In a comment to the previous post, about the pessimism that seems to have become the dominant feature of the Left these days, Megan left a comment that pointed to a site: 2020 Democrats, as an example of optimistic "Progressives."

2020 Democrats is an independent organization dedicated to uniting young people around a vision for our future—and then turning that vision into a reality.

I do wish them all luck and success. They seem like some nice folks, but at a guess, they are not quite ready to come up with new visions. To do that, you have to be willing to give your old visions a clear hard look. And be willing to seriously consider the possibility of discarding them. I suspect they're not there yet.

For example here's an essay from their site I liked, by Jorge Miranda, one of the founders of the group. He's a teacher, and writes movingly on the difficulties teachers face, and how important it is to give them needed support and training. But he concludes by saying, more or less, "we need to think about these things." OK, yeah, but what I noticed, sitting in the middle of his essay like the proverbial elephant in the living-room waiting to be thought about, is this:

...At my current school, the MATCH (Media and Technology Charter High) School, I have a principal with 30 years experience in the public schools, available to talk through situations with me and present solutions and ideas based on his own experiences. This is how young teachers should learn.

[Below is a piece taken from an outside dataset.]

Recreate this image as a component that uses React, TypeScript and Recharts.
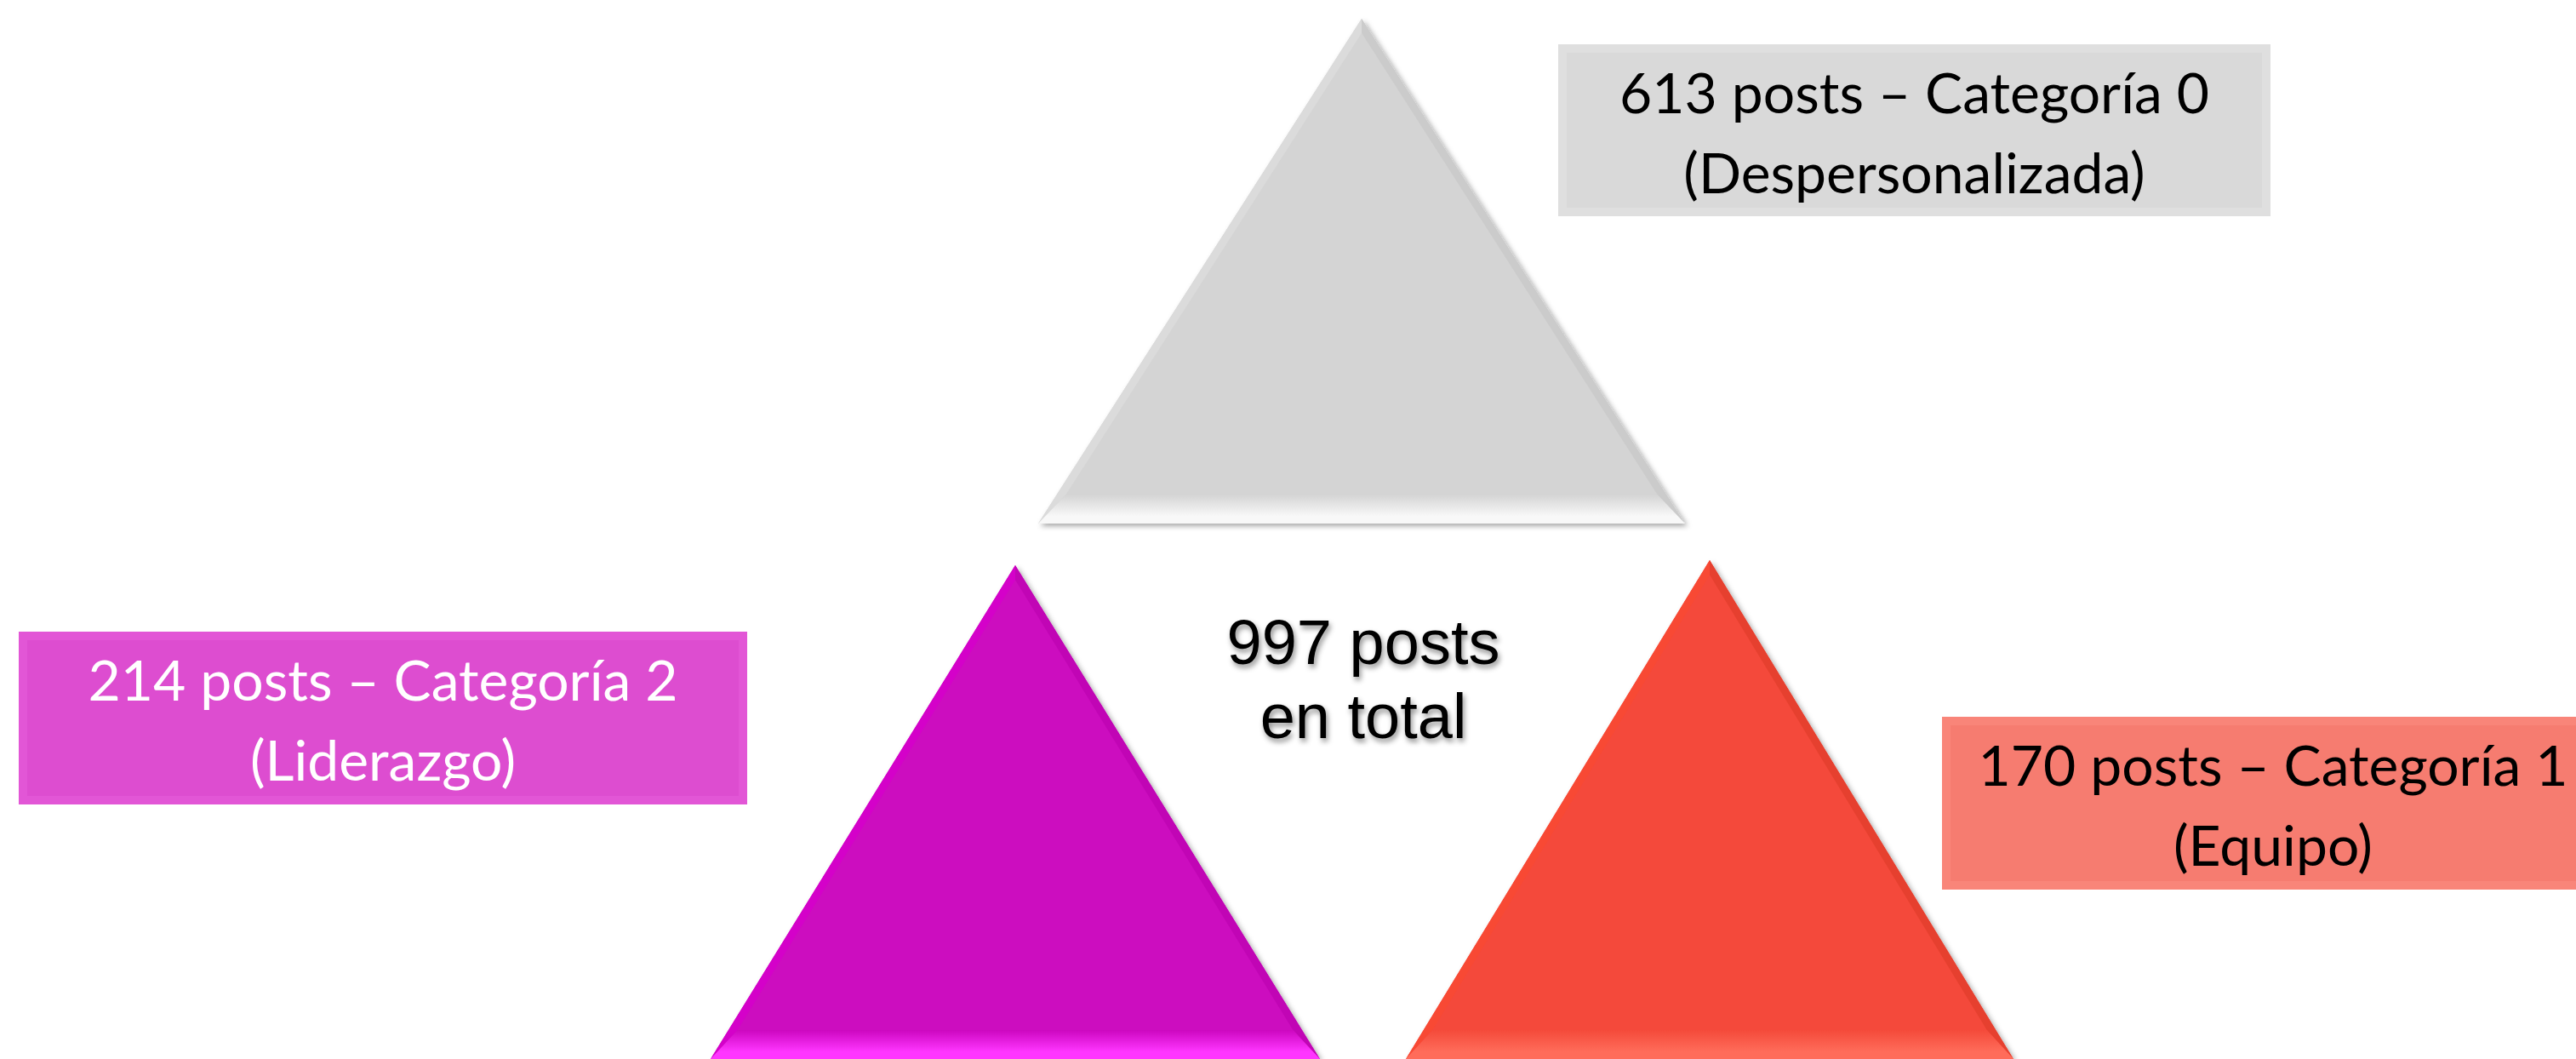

MATCH supports me in other ways as well. We have a school-wide set of rules called the "Non-Negotiables" (i.e. Be prepared to work every day; Attend school daily on time) with school-wide consequences, which creates consistency from class to class and frees teachers to focus on the quality of student learning. For the first time in three years of teaching, I'm actually having conversations with colleagues about how to become a better teacher.

Most importantly, the MATCH school revolves around its mission: to prepare Boston students to succeed in college and beyond, including and especially those students who have not been led to expect a university education. As simple as it sounds, this mission has helped create an environment in which teachers and staff strive constantly to improve academic achievement...

SO, you go from a public school to a charter school, and discover a much better learning environment. Doesn't this cry out for some thinking? Probing? Why are charter schools different? If one charter school is good, would ten be better? Or ten thousand? Might this be a small part of a new vision?

My guess is that people like Jorge aren't going to venture down that road. It would put them in conflict with parts of the old vision. Not to mention parts of the old coalition. [Take a look at this.]

Likewise with another education essay linked on their site, about tax policy and providing more money for public schools..interesting stuff, but there's not a hint of thinking about whether lack of money is really the problem. (One might ponder on the fact that one of the best-funded ($ per student) school systems in our country is...Washington DC—a notorious failure)

I think that Democrats have internalized a lot of limits on what they can question and debate. You just don't probe certain sore spots, sort of like a family with a big scandal in its past. The 2020 Democrats claim to be young people, perhaps they will eventually be more flexible.